Demographics and cultural communities
Moreno Valley's demographics — roughly 60% Hispanic or Latino, 18% Black or African American, 10% Asian and Pacific Islander, and approximately 14% white — make it one of the most diverse large cities in California. These demographics are not merely statistics; they describe the social conditions from which the city's music emerges.
The Latino community spans several generations and multiple national origins, with Mexican-American families dominant but significant Central American communities present. Norteño, banda, cumbia, and regional Mexican music are the soundtrack of community events, quinceañeras, and family gatherings across the city, sustained by a network of Spanish-language radio stations that serve the entire Inland Empire. Corridos tumbados and regional Mexican trap — popularized nationally by artists like Natanael Cano and Peso Pluma — have enthusiastic audiences and local practitioners in Moreno Valley's younger Latino demographic.
The Black community, with roots in South Los Angeles, Compton, and the broader African American Great Migration history of Southern California, carries the musical traditions of those communities — gospel, hip-hop, R&B, soul — into Moreno Valley's churches, schools, and neighborhood networks. The Samoan and Tongan communities, concentrated particularly in the city's central and eastern neighborhoods, bring Pacific Islander musical traditions that are increasingly intersecting with hip-hop and contemporary Christian music in hybrid forms.
What ties it all together
Moreno Valley is not a city that announces itself through a singular iconic sound or a history of chart-topping exports.
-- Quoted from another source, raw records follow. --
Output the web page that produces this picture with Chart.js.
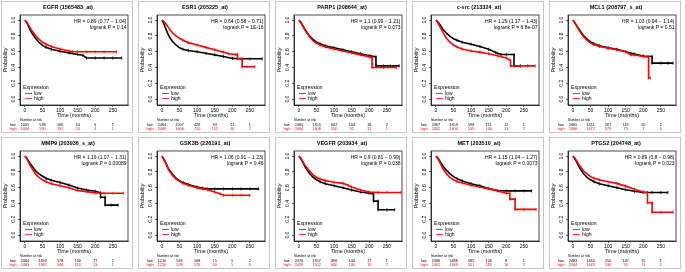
<!DOCTYPE html>
<html>
<head>
<meta charset="utf-8">
<script src="https://cdn.jsdelivr.net/npm/chart.js@4.4.1/dist/chart.umd.min.js"></script>
<style>
  body { margin: 0; background: #fff; width: 685px; height: 272px; position: relative; overflow: hidden; }
  canvas.km { position: absolute; }
</style>
</head>
<body>
<script>
const titles = ["EGFR (1565483_at)", "ESR1 (205225_at)", "PARP1 (208644_at)", "c-src (213324_at)", "MCL1 (208797_s_at)",
                "MMP9 (203936_s_at)", "GSK3B (226191_at)", "VEGFR (203934_at)", "MET (203510_at)", "PTGS2 (204748_at)"];
const hrTexts = ["HR = 0.89 (0.77 \u2212 1.04)", "HR = 0.64 (0.58 \u2212 0.71)", "HR = 1.1 (0.99 \u2212 1.21)", "HR = 1.29 (1.17 \u2212 1.43)", "HR = 1.03 (0.94 \u2212 1.14)",
                 "HR = 1.19 (1.07 \u2212 1.31)", "HR = 1.06 (0.91 \u2212 1.23)", "HR = 0.9 (0.81 \u2212 0.99)", "HR = 1.15 (1.04 \u2212 1.27)", "HR = 0.89 (0.8 \u2212 0.98)"];
const pValues = ["0.14", "1E-16", "0.073", "6.8e-07", "0.51", "0.00089", "0.46", "0.038", "0.0073", "0.023"];

const xTicks = [0, 50, 100, 150, 200, 250];
const yTicks = [0, 0.2, 0.4, 0.6, 0.8, 1];

// survival curves [months, probability], low = black, high = red
const egfrLow  = [[0,1],[5,0.97],[10,0.925],[15,0.875],[20,0.835],[30,0.77],[40,0.72],[50,0.68],[60,0.655],[75,0.63],[100,0.605],[125,0.585],[150,0.565],[165,0.555],[175,0.52],[200,0.52],[225,0.52],[250,0.52],[275,0.52]];
const egfrHigh = [[0,1],[5,0.975],[10,0.94],[15,0.9],[20,0.865],[30,0.805],[40,0.76],[50,0.72],[60,0.695],[75,0.665],[100,0.635],[125,0.61],[135,0.6],[150,0.6],[175,0.6],[200,0.6],[225,0.6],[260,0.6]];
const esr1Low  = [[0,1],[5,0.96],[10,0.9],[15,0.845],[20,0.8],[25,0.76],[30,0.73],[40,0.685],[50,0.65],[60,0.63],[75,0.615],[100,0.6],[125,0.58],[150,0.56],[175,0.54],[200,0.515],[225,0.51],[250,0.51],[285,0.51]];
const esr1High = [[0,1],[5,0.985],[10,0.96],[15,0.93],[20,0.895],[25,0.865],[30,0.84],[40,0.8],[50,0.77],[60,0.745],[75,0.715],[100,0.685],[125,0.655],[150,0.625],[175,0.595],[190,0.575],[210,0.565],[215,0.565],[215,0.51],[228,0.51],[228,0.41],[240,0.41],[264,0.41]];
const parp1Low  = [[0,1],[5,0.975],[10,0.94],[15,0.9],[20,0.865],[30,0.8],[40,0.755],[50,0.72],[60,0.7],[75,0.675],[100,0.65],[125,0.625],[150,0.6],[175,0.575],[200,0.55],[219,0.535],[219,0.42],[240,0.42],[260,0.42],[285,0.42]];
const parp1High = [[0,1],[5,0.97],[10,0.93],[15,0.89],[20,0.855],[30,0.79],[40,0.74],[50,0.705],[60,0.685],[75,0.66],[100,0.635],[125,0.61],[150,0.585],[175,0.56],[200,0.535],[208,0.525],[208,0.4],[240,0.4],[278,0.4]];
const csrcLow  = [[0,1],[5,0.98],[10,0.95],[15,0.92],[20,0.885],[30,0.835],[40,0.795],[50,0.765],[60,0.745],[75,0.72],[100,0.695],[125,0.665],[150,0.63],[170,0.59],[185,0.565],[200,0.565],[222,0.565],[222,0.42],[240,0.42]];
const csrcHigh = [[0,1],[5,0.97],[10,0.93],[15,0.885],[20,0.845],[30,0.77],[40,0.72],[50,0.685],[60,0.66],[75,0.635],[100,0.61],[125,0.595],[150,0.575],[175,0.55],[200,0.52],[212,0.49],[212,0.42],[240,0.42],[260,0.42],[282,0.42]];
const mcl1Low  = [[0,1],[5,0.97],[10,0.935],[15,0.9],[20,0.865],[30,0.805],[40,0.76],[50,0.725],[60,0.7],[75,0.675],[100,0.65],[125,0.63],[150,0.6],[175,0.57],[200,0.545],[225,0.54],[225,0.455],[250,0.455],[270,0.455],[285,0.455]];
const mcl1High = [[0,1],[5,0.965],[10,0.93],[15,0.89],[20,0.855],[30,0.79],[40,0.745],[50,0.71],[60,0.69],[75,0.665],[100,0.645],[125,0.625],[150,0.6],[165,0.56],[175,0.56],[200,0.54],[215,0.53],[215,0.27],[220,0.27]];
const mmp9Low  = [[0,1],[5,0.975],[10,0.94],[15,0.905],[20,0.875],[30,0.815],[40,0.775],[50,0.745],[60,0.72],[75,0.695],[100,0.665],[125,0.635],[150,0.595],[175,0.57],[200,0.555],[215,0.535],[215,0.48],[228,0.48],[228,0.38],[245,0.38],[265,0.38]];
const mmp9High = [[0,1],[5,0.97],[10,0.925],[15,0.88],[20,0.845],[30,0.775],[40,0.73],[50,0.7],[60,0.675],[75,0.65],[100,0.625],[125,0.6],[150,0.565],[175,0.55],[200,0.535],[225,0.53],[250,0.53],[280,0.53]];
const gsk3bLow  = [[0,1],[5,0.965],[10,0.92],[15,0.875],[20,0.83],[30,0.77],[40,0.72],[50,0.69],[60,0.665],[75,0.64],[100,0.61],[115,0.595],[130,0.585],[150,0.585],[175,0.585],[200,0.585],[225,0.585],[250,0.585],[275,0.585]];
const gsk3bHigh = [[0,1],[5,0.96],[10,0.915],[15,0.865],[20,0.82],[30,0.755],[40,0.71],[50,0.68],[60,0.655],[75,0.63],[100,0.6],[115,0.585],[130,0.575],[150,0.545],[165,0.525],[175,0.505],[200,0.505],[225,0.505],[250,0.505]];
const vegfrLow  = [[0,1],[5,0.97],[10,0.93],[15,0.885],[20,0.845],[30,0.78],[40,0.735],[50,0.7],[60,0.675],[75,0.65],[100,0.625],[125,0.6],[150,0.57],[175,0.545],[200,0.53],[212,0.52],[212,0.43],[225,0.43],[225,0.32],[250,0.32],[272,0.32]];
const vegfrHigh = [[0,1],[5,0.975],[10,0.94],[15,0.9],[20,0.87],[30,0.81],[40,0.765],[50,0.73],[60,0.71],[75,0.69],[100,0.67],[125,0.655],[140,0.63],[150,0.61],[175,0.57],[200,0.545],[225,0.54],[250,0.54],[290,0.54]];
const metLow  = [[0,1],[5,0.98],[10,0.945],[15,0.91],[20,0.875],[30,0.82],[40,0.775],[50,0.74],[60,0.715],[75,0.685],[100,0.65],[125,0.625],[150,0.59],[175,0.565],[200,0.56],[225,0.56],[250,0.56],[272,0.56]];
const metHigh = [[0,1],[5,0.97],[10,0.93],[15,0.885],[20,0.84],[30,0.775],[40,0.73],[50,0.7],[60,0.68],[75,0.66],[100,0.63],[125,0.61],[150,0.585],[175,0.56],[200,0.53],[210,0.53],[210,0.455],[225,0.455],[225,0.325],[250,0.325],[285,0.325]];
const ptgs2Low  = [[0,1],[5,0.97],[10,0.93],[15,0.885],[20,0.845],[30,0.78],[40,0.73],[50,0.7],[60,0.675],[75,0.65],[100,0.625],[125,0.6],[150,0.575],[175,0.555],[200,0.54],[225,0.54],[250,0.54],[270,0.54]];
const ptgs2High = [[0,1],[5,0.975],[10,0.945],[15,0.905],[20,0.875],[30,0.815],[40,0.775],[50,0.74],[60,0.72],[75,0.7],[100,0.675],[125,0.655],[150,0.62],[175,0.58],[200,0.545],[212,0.54],[212,0.41],[225,0.41],[225,0.29],[250,0.29],[285,0.29]];

const lowCurves  = [egfrLow, esr1Low, parp1Low, csrcLow, mcl1Low, mmp9Low, gsk3bLow, vegfrLow, metLow, ptgs2Low];
const highCurves = [egfrHigh, esr1High, parp1High, csrcHigh, mcl1High, mmp9High, gsk3bHigh, vegfrHigh, metHigh, ptgs2High];

// number at risk at 0, 50, 100, 150, 200, 250 months
const lowRisk = [
  [1005, 538, 166, 44, 6, 1], [2464, 1207, 426, 94, 11, 1], [2465, 1455, 602, 104, 18, 2], [2467, 1459, 598, 111, 12, 1], [2465, 1411, 567, 119, 20, 2],
  [2464, 1490, 578, 130, 17, 2], [1210, 563, 168, 15, 5, 2], [2470, 1357, 496, 143, 17, 1], [2466, 1488, 585, 126, 8, 1], [2483, 1440, 550, 147, 15, 1]
];
const highRisk = [
  [1004, 590, 192, 24, 4, 1], [2460, 1606, 710, 152, 16, 2], [2464, 1408, 550, 92, 11, 1], [2462, 1404, 539, 100, 13, 2], [2466, 1472, 579, 73, 7, 0],
  [2463, 1367, 548, 113, 13, 1], [1210, 528, 176, 40, 5, 0], [2459, 1502, 640, 100, 19, 2], [2461, 1369, 551, 118, 16, 2], [2444, 1443, 536, 95, 11, 2]
];

const FONT = '"Liberation Sans", Arial, sans-serif';
const RED = '#ff0000';

const kmExtras = {
    id: 'kmExtras',
    afterDraw(chart, args, opts) {
        const ctx = chart.ctx;
        const a = chart.chartArea;
        const xs = chart.scales.x, ys = chart.scales.y;
        const i = opts.index;
        ctx.save();

        // panel frame and plot box
        ctx.strokeStyle = '#c4c4c4';
        ctx.lineWidth = 1;
        ctx.strokeRect(0.5, 0.5, chart.width - 1, chart.height - 1);
        ctx.strokeStyle = '#000';
        ctx.lineWidth = 0.7;
        ctx.strokeRect(a.left, a.top, a.right - a.left, a.bottom - a.top);

        ctx.fillStyle = '#000';
        ctx.textBaseline = 'middle';
        ctx.textAlign = 'center';
        ctx.font = 'bold 5.5px ' + FONT;
        ctx.fillText(titles[i], chart.width / 2 + 1, 6);

        ctx.font = '5px ' + FONT;
        ctx.textAlign = 'right';
        ctx.fillText(hrTexts[i], a.right - 1.5, a.top + 7);
        ctx.fillText('logrank P = ' + pValues[i], a.right - 1.5, a.top + 12.5);

        // legend
        ctx.textAlign = 'left';
        ctx.font = '5.2px ' + FONT;
        ctx.fillText('Expression', a.left + 3, 86.5);
        ctx.font = '5px ' + FONT;
        ctx.lineWidth = 0.8;
        ctx.strokeStyle = '#444';
        ctx.beginPath(); ctx.moveTo(a.left + 5, 92.5); ctx.lineTo(a.left + 12, 92.5); ctx.stroke();
        ctx.strokeStyle = RED;
        ctx.beginPath(); ctx.moveTo(a.left + 5, 97.5); ctx.lineTo(a.left + 12, 97.5); ctx.stroke();
        ctx.fillText('low', a.left + 14, 92.5);
        ctx.fillText('high', a.left + 14, 97.5);

        // y tick labels, rotated like R
        ctx.textAlign = 'center';
        yTicks.forEach(function (v) {
            ctx.save();
            ctx.translate(12.5, ys.getPixelForValue(v));
            ctx.rotate(-Math.PI / 2);
            ctx.fillText(v.toFixed(1), 0, 0);
            ctx.restore();
        });
        ctx.save();
        ctx.translate(5, (a.top + a.bottom) / 2);
        ctx.rotate(-Math.PI / 2);
        ctx.font = '5.3px ' + FONT;
        ctx.fillText('Probability', 0, 0);
        ctx.restore();

        ctx.font = '5.3px ' + FONT;
        ctx.fillText('Time (months)', (a.left + a.right) / 2, 115);

        // number at risk table
        ctx.font = '3.4px ' + FONT;
        ctx.textAlign = 'left';
        ctx.fillText('Number at risk', a.left, 119.5);
        ctx.font = '3.8px ' + FONT;
        ctx.textAlign = 'center';
        ctx.fillText('low', 12, 123.5);
        ctx.fillStyle = RED;
        ctx.fillText('high', 12, 127.5);
        xTicks.forEach(function (t, k) {
            let px = xs.getPixelForValue(t);
            ctx.fillStyle = '#000';
            ctx.fillText(String(lowRisk[i][k]), px, 123.5);
            ctx.fillStyle = RED;
            ctx.fillText(String(highRisk[i][k]), px, 127.5);
        });
        ctx.restore();
    }
};

function toPoints(arr) { return arr.map(p => ({ x: p[0], y: p[1] })); }

// censor ticks only where follow-up thins out
function censorRadius(c) { return c.raw && c.raw.x >= 60 ? 1.6 : 0; }

function makePanel(i) {
    let canvas = document.createElement('canvas');
    canvas.className = 'km';
    canvas.width = 132;
    canvas.height = 132;
    canvas.style.left = (1 + 137 * (i % 5)) + 'px';
    canvas.style.top = (1 + 136 * Math.floor(i / 5)) + 'px';
    document.body.appendChild(canvas);

    let curveConfig = {
        borderWidth: 1.6,
        pointStyle: 'line',
        rotation: 90,
        pointRadius: censorRadius,
        pointHoverRadius: 0,
        pointBorderWidth: 0.8,
        tension: 0,
        fill: false,
    };

    let axisGrid = { drawOnChartArea: false, tickLength: 2, color: '#000', lineWidth: 0.6 };

    new Chart(canvas, {
        type: 'line',
        data: {
            datasets: [
                { ...curveConfig, data: toPoints(lowCurves[i]), borderColor: '#000', pointBorderColor: '#000', order: 2 },
                { ...curveConfig, data: toPoints(highCurves[i]), borderColor: RED, pointBorderColor: RED, order: 1 },
            ]
        },
        options: {
            responsive: false,
            animation: false,
            devicePixelRatio: 1,
            layout: { padding: { top: 14, right: 5, left: 0, bottom: 0 } },
            plugins: { legend: { display: false }, tooltip: { enabled: false }, kmExtras: { index: i } },
            scales: {
                x: {
                    type: 'linear',
                    min: -14, max: 293,
                    afterBuildTicks: s => { s.ticks = xTicks.map(v => ({ value: v })); },
                    afterFit: s => { s.height = 28; },
                    grid: axisGrid,
                    border: { display: true, color: '#000', width: 0.7 },
                    ticks: { font: { size: 5, family: FONT }, color: '#000', padding: 1, maxRotation: 0, autoSkip: false },
                },
                y: {
                    min: -0.075, max: 1.065,
                    afterBuildTicks: s => { s.ticks = yTicks.map(v => ({ value: v })); },
                    afterFit: s => { s.width = 19; },
                    grid: axisGrid,
                    border: { display: true, color: '#000', width: 0.7 },
                    ticks: { display: false },
                }
            }
        },
        plugins: [kmExtras]
    });
}

for (let i = 0; i < 10; i++) { makePanel(i); }
</script>
</body>
</html>
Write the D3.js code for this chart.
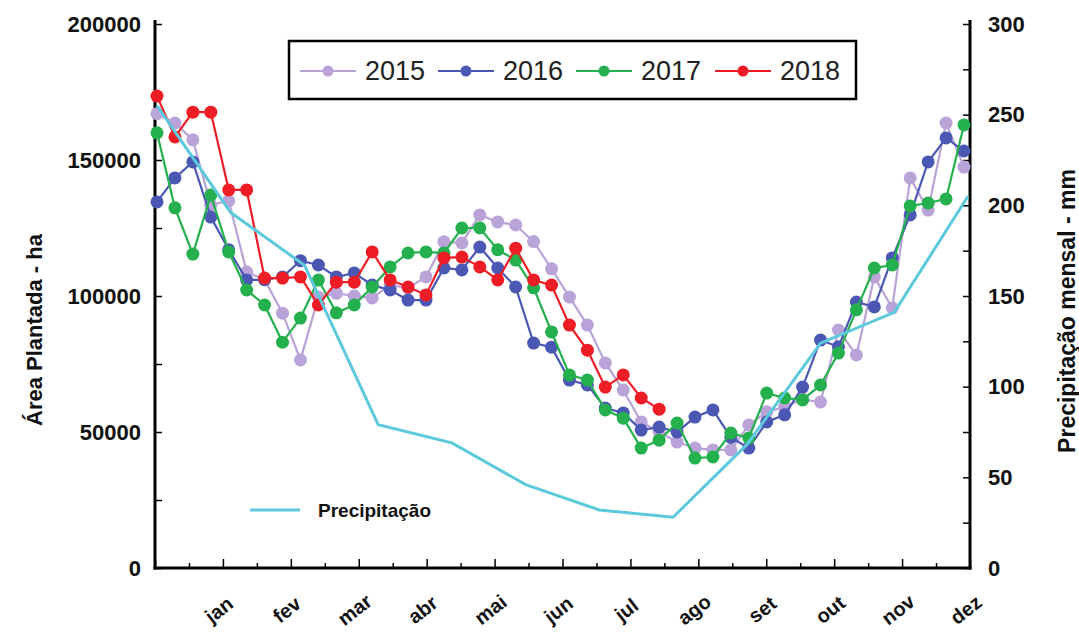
<!DOCTYPE html>
<html><head><meta charset="utf-8">
<script src="https://cdn.jsdelivr.net/npm/d3@7/dist/d3.min.js"></script>
<style>body{margin:0;background:#fff}svg{display:block}text{font-family:"Liberation Sans",Arial,sans-serif}</style>
</head><body><svg id="c" width="1079" height="636"></svg>
<script>
const months=["jan","fev","mar","abr","mai","jun","jul","ago","set","out","nov","dez"];
const years=["2015","2016","2017","2018"];
const area2015=[167000,163600,157400,133500,135000,108800,106000,93700,76500,99600,101000,100000,99300,104000,103000,107000,119900,119500,129800,127200,126100,120000,110000,99600,89300,75400,65400,53700,50000,46300,44100,43400,43400,52600,57400,59200,62000,61000,87500,78300,107000,95600,143400,131600,163600,147400];
const area2016=[134600,143400,149300,129000,117000,105900,106000,107000,113000,111400,107000,108500,104000,102200,98500,98500,110300,109600,118000,110300,103300,82700,81200,69100,67300,58800,57000,50700,51800,50000,55500,58100,48000,44100,53700,56300,66500,83800,81300,97800,96000,114000,129800,149300,158100,153300];
const area2017=[160000,132400,115400,137100,116200,102200,96700,83000,91900,105900,93800,96700,103300,110700,115800,116200,115800,125000,125000,117000,113200,103000,86800,71000,69100,58100,55100,44100,47000,53300,40400,40800,49600,47800,64300,62500,61800,67300,79000,94900,110300,111400,133100,134200,135700,162900];
const area2018=[173500,158500,167600,167600,139000,139000,106600,106600,107000,96700,105100,105100,116200,105900,103300,100400,114000,114300,110700,105900,117600,105900,104000,89300,80100,66500,71000,62500,58400];
const precip=[255,196,167,79,69,46,32,28,68,124,141,205];
const areaTicks=[0,50000,100000,150000,200000];
const precipTicks=[0,50,100,150,200,250,300];
const colors=["#b9a3d8","#4a58b3","#24b04c","#ee1d25"];
const precipColor="#5cc9dd";

const L=155,R=970,T=24,B=568;
const svg=d3.select("#c");
const xMonth=d3.scaleLinear().domain([0,12]).range([L,R]);
const xWeek=d3.scaleLinear().domain([0,45]).range([L+2,R-6]);
const xPrec=d3.scaleLinear().domain([0,11]).range([L+2,R-2]);
const yArea=d3.scaleLinear().domain([0,200000]).range([B,T]);
const yPrec=d3.scaleLinear().domain([0,300]).range([B,T]);

// axes
const gL=svg.append("g").attr("transform",`translate(${L},0)`)
  .call(d3.axisLeft(yArea).tickValues(d3.range(0,200001,25000)).tickSize(-7).tickSizeOuter(0).tickPadding(14)
  .tickFormat(d=>areaTicks.includes(d)?String(d):""));
const gR=svg.append("g").attr("transform",`translate(${R},0)`)
  .call(d3.axisRight(yPrec).tickValues(d3.range(0,301,25)).tickSize(-7).tickSizeOuter(0).tickPadding(18)
  .tickFormat(d=>precipTicks.includes(d)?String(d):""));
const gB=svg.append("g").attr("transform",`translate(0,${B})`)
  .call(d3.axisBottom(xMonth).tickValues(d3.range(0,12.01,0.5)).tickSize(-6).tickSizeOuter(0).tickFormat(""));
gB.selectAll(".tick line").attr("y2",d=>Number.isInteger(d)?-9:-5);
[gL,gR,gB].forEach(g=>{
  g.select(".domain").attr("stroke","#000").attr("stroke-width",3);
  g.selectAll(".tick line").attr("stroke","#000").attr("stroke-width",1.5);
  g.selectAll("text").attr("font-size",22).attr("font-weight","bold").attr("fill","#111");
});
gL.select(".domain").attr("d",`M0,${T-4}V${B+1.5}`);
gR.select(".domain").attr("d",`M0,${T-4}V${B+1.5}`);
gB.select(".domain").attr("d",`M${L-1.5},0H${R+1.5}`);

// month labels
svg.append("g").selectAll("text").data(months).join("text")
  .attr("transform",(d,i)=>`translate(${xMonth(i+1)-3},${611}) rotate(-38)`)
  .attr("text-anchor","middle").attr("dominant-baseline","middle")
  .attr("font-size",20).attr("font-weight","bold").attr("fill","#111").text(d=>d);

// axis titles
svg.append("text").attr("transform","translate(42,330) rotate(-90)").attr("text-anchor","middle")
  .attr("font-size",22).attr("font-weight","bold").attr("fill","#111").text("Área Plantada - ha");
svg.append("text").attr("transform","translate(1075,311) rotate(-90)").attr("text-anchor","middle")
  .attr("font-size",23).attr("font-weight","bold").attr("fill","#111").text("Precipitação mensal - mm");

// series
const series=[area2015,area2016,area2017,area2018];
const line=d3.line().x((d,i)=>xWeek(i)).y(d=>yArea(d));
series.forEach((s,k)=>{
  const g=svg.append("g");
  g.append("path").attr("d",line(s)).attr("fill","none").attr("stroke",colors[k]).attr("stroke-width",2.2);
  g.selectAll("circle").data(s).join("circle").attr("cx",(d,i)=>xWeek(i)).attr("cy",d=>yArea(d))
    .attr("r",6.5).attr("fill",colors[k]);
});
// precipitation
const pline=d3.line().x((d,i)=>xPrec(i)).y(d=>yPrec(d));
svg.append("path").attr("d",pline(precip)).attr("fill","none").attr("stroke",precipColor).attr("stroke-width",3);

// legend
const lg=svg.append("g");
lg.append("rect").attr("x",289).attr("y",41).attr("width",567).attr("height",58)
  .attr("fill","#fff").attr("stroke","#000").attr("stroke-width",2.5);
const lx=[300,438,576,715];
years.forEach((y,k)=>{
  lg.append("line").attr("x1",lx[k]).attr("x2",lx[k]+56).attr("y1",71).attr("y2",71).attr("stroke",colors[k]).attr("stroke-width",2.2);
  lg.append("circle").attr("cx",lx[k]+28).attr("cy",71).attr("r",5.5).attr("fill",colors[k]);
  lg.append("text").attr("x",lx[k]+65).attr("y",71).attr("dominant-baseline","central")
    .attr("font-size",27).attr("fill","#222").text(y);
});
svg.append("line").attr("x1",250).attr("x2",300).attr("y1",510).attr("y2",510).attr("stroke",precipColor).attr("stroke-width",3);
svg.append("text").attr("x",318).attr("y",510).attr("dominant-baseline","central")
  .attr("font-size",19).attr("font-weight","bold").attr("fill","#111").text("Precipitação");
</script></body></html>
It is something arguably more consequential in the geography of American music: a place where the demographic forces that drive culture — migration, affordability, community formation — have created the conditions for grassroots musical life that mostly circulates within the Inland Empire rather than projecting outward. The hip-hop that comes out of Moreno Valley sounds like it comes from close to Los Angeles because the community that makes it came from close to Los Angeles — bringing South Central's cadences, aesthetics, and ambitions into a valley where the cost of living is lower and the freeway home is the 60. Gospel choirs rehearse in buildings that look like warehouses from the outside. Mariachi bands set up in parking lots. Pacific Islander youth make Polynesian hip-hop on laptops in bedrooms in the same zip codes where Tongan elders sing hymns in three-part harmony. The city's music is the music of its people, and its people are one of the most genuinely diverse communities in the American West — building something real in the shadow of the San Bernardino Mountains.